Представляла ли она когда-нибудь Томаса своим сыном? Возможно. Особенно после того, как мать сама временами начинала считать так. Может быть, с физической точки зрения это и представлялось Гвен с трудом, но психологически – она иногда рассматривала такую возможность. Особенно в последние годы, когда состояние матери стало резко ухудшаться. Да и Томас, Гвен почти была уверена в этом, неосознанно считал ее больше чем сестрой.
– Если хочешь, то можешь сегодня напиться, – посоветовала Лорель, хитро подмигивая. – Иногда это помогает.
– Возможно, – согласилась Гвен, но про себя подумала, что потерять мужа и потерять мать – это не одно и то же. Правда, какое из двух зол протекает болезненнее, она так и не смогла понять.

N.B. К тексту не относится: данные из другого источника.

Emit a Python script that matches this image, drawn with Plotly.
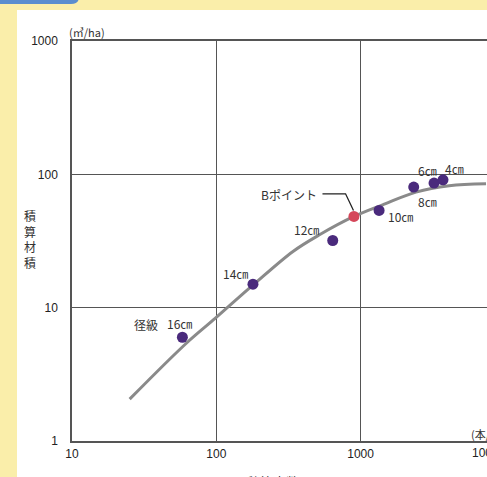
import numpy as np
import plotly.graph_objects as go

# ---- data ----
curve_x = [25.1, 62, 98.6, 180, 340, 519, 899, 1420, 2420, 4110, 7400]
curve_y = [2.06, 5.41, 8.34, 14.8, 26.4, 35.2, 48.3, 59.1, 73.6, 82.1, 85.0]

point_labels = ["16㎝", "14㎝", "12㎝", "10㎝", "8㎝", "6㎝", "4㎝"]
point_x = [58.2, 179.5, 641, 1343, 2334, 3227, 3724]
point_y = [6.0, 15.0, 31.9, 53.6, 80.3, 86.0, 91.0]

b_label = "Bポイント"
b_x = [899]
b_y = [48.3]

x_tick_vals = [10, 100, 1000]
x_tick_text = ["10", "100", "1000"]
y_tick_vals = [1, 10, 100, 1000]
y_tick_text = ["1", "10", "100", "1000"]

# ---- layout geometry ----
W, H = 487, 477
L, R, T, B = 72, 0, 41, 36
PW, PH = W - L - R, H - T - B


def px(v):
    return (v - L) / PW


def py(v):
    return 1 - (v - T) / PH


JP = "Noto Sans CJK JP, Noto Sans, sans-serif"
NUM = "Liberation Sans Narrow, Liberation Sans, Arial, sans-serif"

fig = go.Figure()

fig.add_trace(go.Scatter(
    x=curve_x, y=curve_y, mode="lines",
    line=dict(color="#8a8a8a", width=3, shape="spline", smoothing=1.0),
    hoverinfo="skip", showlegend=False))

fig.add_trace(go.Scatter(
    x=point_x, y=point_y, mode="markers",
    marker=dict(color="#4a2a7c", size=11, line=dict(width=0)),
    showlegend=False))

fig.add_trace(go.Scatter(
    x=b_x, y=b_y, mode="markers",
    marker=dict(color="#d5475a", size=11, line=dict(width=0)),
    showlegend=False))

# leader line for B point (offsets in log space from the B point)
bx, by = b_x[0], b_y[0]
fig.add_trace(go.Scatter(
    x=[bx * 10 ** (-0.218), bx * 10 ** (-0.058), bx * 10 ** (-0.003)],
    y=[by * 10 ** (0.170), by * 10 ** (0.170), by * 10 ** (0.045)],
    mode="lines", line=dict(color="#222", width=1.3),
    hoverinfo="skip", showlegend=False))

annotations = []

# point labels: (dx, dy) pixel offsets from the point
offsets = [(-3, 14), (-17, 11), (-26, 11), (21, -6), (14, -14), (-7, 13), (11, 11)]
for lab, x, y, (dx, dy) in zip(point_labels, point_x, point_y, offsets):
    annotations.append(dict(x=np.log10(x), y=np.log10(y), xref="x", yref="y",
                            text=lab, showarrow=False, xshift=dx, yshift=dy,
                            font=dict(family=JP, size=12, color="#333")))
annotations.append(dict(x=np.log10(point_x[0]), y=np.log10(point_y[0]), xref="x", yref="y",
                        text="径級", showarrow=False, xshift=-36, yshift=13,
                        font=dict(family=JP, size=12, color="#333")))
annotations.append(dict(x=np.log10(bx), y=np.log10(by), xref="x", yref="y",
                        text=b_label, showarrow=False, xshift=-65, yshift=22,
                        font=dict(family=JP, size=12, color="#333")))

# unit labels
annotations.append(dict(x=px(67), y=py(32), xref="paper", yref="paper",
                        text="(㎥/ha)", showarrow=False, xanchor="left", yanchor="middle",
                        font=dict(family=JP, size=11, color="#333")))
annotations.append(dict(x=px(469), y=py(434), xref="paper", yref="paper",
                        text="(本/ha)", showarrow=False, xanchor="left", yanchor="middle",
                        font=dict(family=JP, size=11, color="#333")))
# cut-off 10000 tick label at right edge
annotations.append(dict(x=px(470), y=py(453), xref="paper", yref="paper",
                        text="10000", showarrow=False, xanchor="left", yanchor="middle",
                        font=dict(family=NUM, size=12, color="#222")))

# y title, stacked
annotations.append(dict(x=px(30), y=py(239), xref="paper", yref="paper",
                        text="積<br>算<br>材<br>積", showarrow=False,
                        xanchor="center", yanchor="middle",
                        font=dict(family=JP, size=12, color="#333")))
# x title
annotations.append(dict(x=px(273), y=py(470), xref="paper", yref="paper",
                        text="積算本数", showarrow=False, xanchor="center", yanchor="top",
                        font=dict(family=JP, size=13, color="#333")))

shapes = [
    dict(type="rect", xref="paper", yref="paper", layer="below",
         x0=px(17), x1=px(W + 10), y0=py(H + 10), y1=py(10),
         fillcolor="white", line=dict(width=0)),
    dict(type="path", xref="paper", yref="paper", layer="below",
         path=(f"M {px(-5)},{py(-5)} L {px(79)},{py(-5)} L {px(79)},{py(-3)} "
               f"Q {px(79)},{py(4)} {px(71)},{py(4)} L {px(-5)},{py(4)} Z"),
         fillcolor="#5a8dcf", line=dict(width=0)),
]

fig.update_layout(
    width=W, height=H,
    margin=dict(l=L, r=R, t=T, b=B, pad=0),
    paper_bgcolor="#faeeaa",
    plot_bgcolor="rgba(0,0,0,0)",
    showlegend=False,
    annotations=annotations,
    shapes=shapes,
    xaxis=dict(type="log", range=[1, 1 + (W - L) / 144.3],
               tickvals=x_tick_vals, ticktext=x_tick_text,
               showgrid=True, gridcolor="#555", gridwidth=1,
               showline=True, linecolor="#555", linewidth=1.5, mirror=True,
               ticks="", ticklabelstandoff=1, zeroline=False,
               tickfont=dict(family=NUM, size=12, color="#222")),
    yaxis=dict(type="log", range=[0, 3],
               tickvals=y_tick_vals, ticktext=y_tick_text,
               showgrid=True, gridcolor="#555", gridwidth=1,
               showline=True, linecolor="#555", linewidth=1.5,
               ticks="", ticklabelstandoff=10, zeroline=False,
               tickfont=dict(family=NUM, size=12, color="#222")),
)

fig.write_html("out.html", config={"displayModeBar": False},
               post_script="document.body.style.margin='0';document.body.style.overflow='hidden';")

«Наверное, все дело в том, каким был муж и какой была мать. И сколько времени люди прожили вместе. Как прожили. Какие между ними были отношения. Сколько накопилось обид». Гвен поймала себя на мысли, что не испытывает к матери ничего, кроме благодарности – она ведь могла взять оружие и натворить столько бед, что голова пошла бы кругом, а так тихо и спокойно… К тому же она могла убить Томаса, но не убила. Неизвестно, как бы все обернулось, если он не смог заснуть и спустился вниз, когда мать пыталась избавиться от демона в своей голове! «И как я только не смогла заметить этого?!»